Die Organisation Islamischer Staat im Irak und in der Levante wurde im Jänner 2012 auf Initiative des irakischen Al-Kaida-Chefs Abu Bakr al-Bagdadi gegründet. Die große Mehrheit ihrer militärischen Führer sind Caillet zufolge Iraker oder Libyer. Bei ihren geistlichen Führern handle es sich eher um Saudi-Araber oder Tunesier, während ihre Kämpfer überwiegend Syrer seien.
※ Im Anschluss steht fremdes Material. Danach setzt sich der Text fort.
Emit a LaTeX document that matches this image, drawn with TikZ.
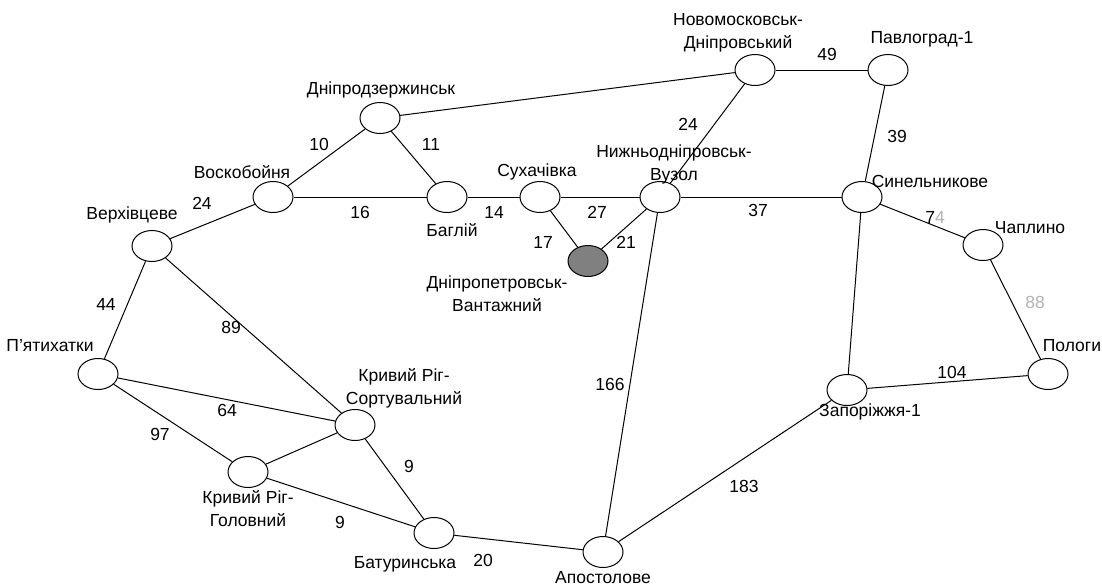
\documentclass[tikz,border=0pt]{standalone}
\usepackage{fontspec}
\setmainfont{Liberation Sans}
\usetikzlibrary{shapes.geometric}
\tikzset{
  stn/.style={ellipse, draw, line width=1pt, fill=white, minimum width=40pt, minimum height=31pt, inner sep=0pt},
  cargo/.style={stn, fill=gray},
  lbl/.style={inner sep=0pt, align=center},
  wt/.style={inner sep=0pt},
  rail/.style={line width=1pt}
}
\begin{document}
\begin{tikzpicture}[x=1pt, y=-1pt]
\useasboundingbox (0,0) rectangle (1102,587);
\fontsize{17.5}{23}\selectfont

% stations
\node[stn] (NM) at (755,70) {};
\node[stn] (PV) at (888,70) {};
\node[stn] (DZ) at (380,118) {};
\node[stn] (VS) at (273,197) {};
\node[stn] (BG) at (447,197) {};
\node[stn] (SU) at (540,197) {};
\node[stn] (NV) at (660,197) {};
\node[stn] (SN) at (862,197) {};
\node[stn] (CH) at (983,245) {};
\node[stn] (VR) at (152,246) {};
\node[cargo] (DV) at (588,261) {};
\node[stn] (PY) at (98,374) {};
\node[stn] (PL) at (1048,374) {};
\node[stn] (ZP) at (847,390) {};
\node[stn] (KS) at (355,425) {};
\node[stn] (KG) at (248,472) {};
\node[stn] (BT) at (434,533) {};
\node[stn] (AP) at (603,552) {};

% lines
\draw[rail] (VR) -- (VS);
\draw[rail] (VS) -- (DZ);
\draw[rail] (VS) -- (BG);
\draw[rail] (DZ) -- (BG);
\draw[rail] (DZ) -- (NM);
\draw[rail] (BG) -- (SU);
\draw[rail] (SU) -- (NV);
\draw[rail] (SU) -- (DV);
\draw[rail] (DV) -- (NV);
\draw[rail] (NV) -- (NM);
\draw[rail] (NM) -- (PV);
\draw[rail] (PV) -- (SN);
\draw[rail] (NV) -- (SN);
\draw[rail] (SN) -- (CH);
\draw[rail] (CH) -- (PL);
\draw[rail] (SN) -- (ZP);
\draw[rail] (ZP) -- (PL);
\draw[rail] (ZP) -- (AP);
\draw[rail] (NV) -- (AP);
\draw[rail] (VR) -- (PY);
\draw[rail] (VR) -- (KS);
\draw[rail] (PY) -- (KS);
\draw[rail] (PY) -- (KG);
\draw[rail] (KG) -- (KS);
\draw[rail] (KS) -- (BT);
\draw[rail] (KG) -- (BT);
\draw[rail] (BT) -- (AP);

% names
\node[lbl] (lNM) at (738,33) {Новомосковськ-\\Дніпровський};
\node[lbl] (lPV) at (922,39) {Павлоград-1};
\node[lbl] (lDZ) at (381,90) {Дніпродзержинськ};
\node[lbl] (lVS) at (242,172) {Воскобойня};
\node[lbl] (lVR) at (132,215) {Верхівцеве};
\node[lbl] (lBG) at (452,230) {Баглій};
\node[lbl] (lSU) at (537,172) {Сухачівка};
\node[lbl] (lNV) at (674,164) {Нижньодніпровськ-\\Вузол};
\node[lbl] (lSN) at (930,181) {Синельникове};
\node[lbl] (lCH) at (1030,228) {Чаплино};
\node[lbl] (lPL) at (1072,346) {Пологи};
\node[lbl] (lZP) at (870,412) {Запоріжжя-1};
\node[lbl] (lDV) at (497,294) {Дніпропетровськ-\\Вантажний};
\node[lbl] (lPY) at (50,346) {П'ятихатки};
\node[lbl] (lKS) at (404,388) {Кривий Ріг-\\Сортувальний};
\node[lbl] (lKG) at (248,509) {Кривий Ріг-\\Головний};
\node[lbl] (lBT) at (405,564) {Батуринська};
\node[lbl] (lAP) at (603,578) {Апостолове};

% distances
\node[wt] (w49) at (827,54) {49};
\node[wt] (w10) at (319,144) {10};
\node[wt] (w11) at (431,144) {11};
\node[wt] (w16) at (360,212) {16};
\node[wt] (w24a) at (202,203) {24};
\node[wt] (w14) at (494,212) {14};
\node[wt] (w27) at (597,212) {27};
\node[wt] (w17) at (543,242) {17};
\node[wt] (w21) at (626,242) {21};
\node[wt] (w24b) at (688,124) {24};
\node[wt] (w37) at (758,210) {37};
\node[wt] (w39) at (897,136) {39};
\node[wt] (w74) at (935,217) {7{\color{gray!60}4}};
\node[wt] (w88) at (1035,302) {{\color{gray!60}88}};
\node[wt] (w104) at (952,372) {104};
\node[wt] (w44) at (106,304) {44};
\node[wt] (w89) at (231,327) {89};
\node[wt] (w64) at (227,410) {64};
\node[wt] (w97) at (160,434) {97};
\node[wt] (w9a) at (409,466) {9};
\node[wt] (w9b) at (340,522) {9};
\node[wt] (w20) at (483,560) {20};
\node[wt] (w166) at (610,384) {166};
\node[wt] (w183) at (744,486) {183};
\end{tikzpicture}
\end{document}
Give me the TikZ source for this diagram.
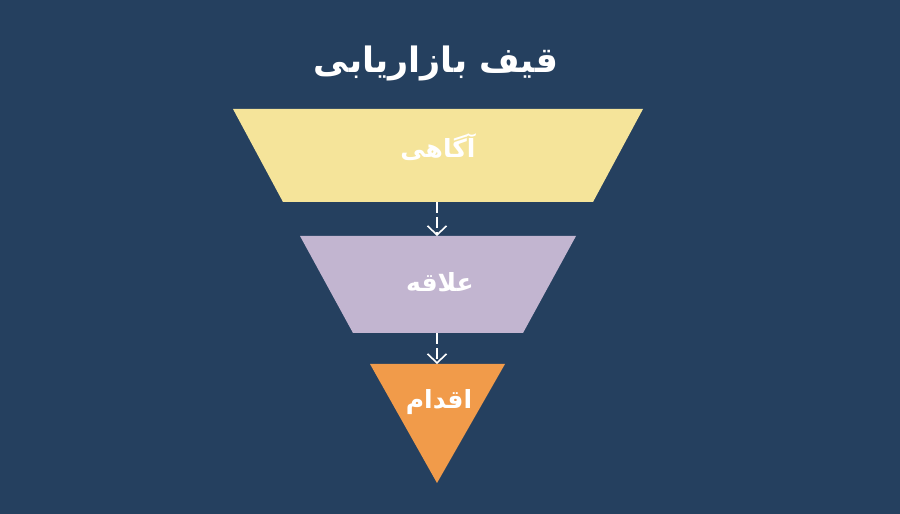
\documentclass[tikz,border=0pt]{standalone}
\usepackage{fontspec}
\TeXXeTstate=1
\newfontfamily\arabicfont[Script=Arabic]{DejaVu Sans}
\usetikzlibrary{arrows.meta}
\definecolor{bgblue}{RGB}{37,64,95}
\definecolor{fyellow}{RGB}{245,228,154}
\definecolor{flav}{RGB}{194,181,208}
\definecolor{forange}{RGB}{241,155,74}
\tikzset{
  lbl/.style={text=white,font=\arabicfont\bfseries\fontsize{25}{28}\selectfont,inner sep=0pt},
  flow/.style={draw=white,line width=1.6pt,dash pattern=on 11pt off 4pt,-{Straight Barb[length=9pt,width=19pt,line width=1.6pt]}}
}
\begin{document}
\begin{tikzpicture}[x=1pt,y=1pt]
\fill[bgblue] (0,0) rectangle (900,514);
\useasboundingbox (0,0) rectangle (900,514);
% stages
\fill[fyellow] (233,405) -- (643,405) -- (593,312) -- (283,312) -- cycle;
\fill[flav] (300,278) -- (576,278) -- (523,181) -- (353,181) -- cycle;
\fill[forange] (370,150) -- (505,150) -- (437,31) -- cycle;
\coordinate (s1b) at (437,312);
\coordinate (s2t) at (437,278);
\coordinate (s2b) at (437,181);
\coordinate (s3t) at (437,150);
\node[text=white,font=\arabicfont\bfseries\fontsize{35}{40}\selectfont,inner sep=0pt] (title) at (436,451) {\beginR قیف بازاریابی\endR};
\node[lbl] (l1) at (438,367) {\beginR آگاهی\endR};
\node[lbl] (l2) at (440,232) {\beginR علاقه\endR};
\node[lbl] (l3) at (439,112) {\beginR اقدام\endR};
\draw[flow] (s1b) -- (s2t);
\draw[flow] (s2b) -- (s3t);
\end{tikzpicture}
\end{document}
Die syrischen Regierungsgegner im Exil begrüßen den Kampf der Rebellenfront gegen die Jihadisten. Caillet zufolge setzen die Rebellen auch darauf, dass eine Verurteilung der jihadistischen Hardliner im Westen gut ankommt. Die USA und Großbritannien hatten im Dezember nach der Übernahme mehrerer Stellungen der Islamischen Front durch Jihadisten die Aussetzung ihrer "nicht tödlichen Hilfe" für die Aufständischen angekündigt.
Einige Rebellengruppen hoffen möglicherweise, dass der Westen sich für ihre derzeitige Offensive erkenntlich zeigen könnte. Pierret bezweifelt dies allerdings "angesichts der Strategie der USA, sich aus der Region zurückzuziehen".
Heftiger Streit bei Treffen der Opposition
Streitpunkt: Führungsteam und Teilnahme an Friedensgesprächen.
Zwei Wochen vor dem geplanten Beginn der Syrien-Friedensverhandlungen in der Schweiz bietet die Opposition ein Bild der Zerrissenheit. Während eines Treffens der Nationalen Syrischen Allianz in Istanbul sei es zu einem heftigen Streit gekommen, hieß am Dienstag aus Delegationskreisen.
40 Mitglieder des Oppositionsbündnisses drohten nach einer Abstimmung über die Neubesetzung der Führungsgremien mit Austritt.
Der Dissident Kamal Labwani warf dem Vorsitzenden der Allianz, Ahmd al-Jarba, vor, dieser habe Oppositionellen Geld gegeben, damit sie für seine Wiederwahl stimmen. "Al-Jarba kauft alle", sagte Labwani der Nachrichtenagentur dpa. Jarba war am Montag für weitere sechs Monate als Oppositionschef bestätigt worden. Er gilt als Schützling von Saudi-Arabien.
Der Streit über die Teilnahme des Bündnisses an den Friedensverhandlungen verlief nach Angaben eines anderen Teilnehmers so kontrovers, dass die Oppositionellen die Debatte vertagten. Sie wollen am 16. Jänner erneut über das heikle Thema diskutieren. Die Friedensverhandlungen mit dem Regime von Präsident Bashar al-Assad sollen sechs Tage später in Montreux beginnen.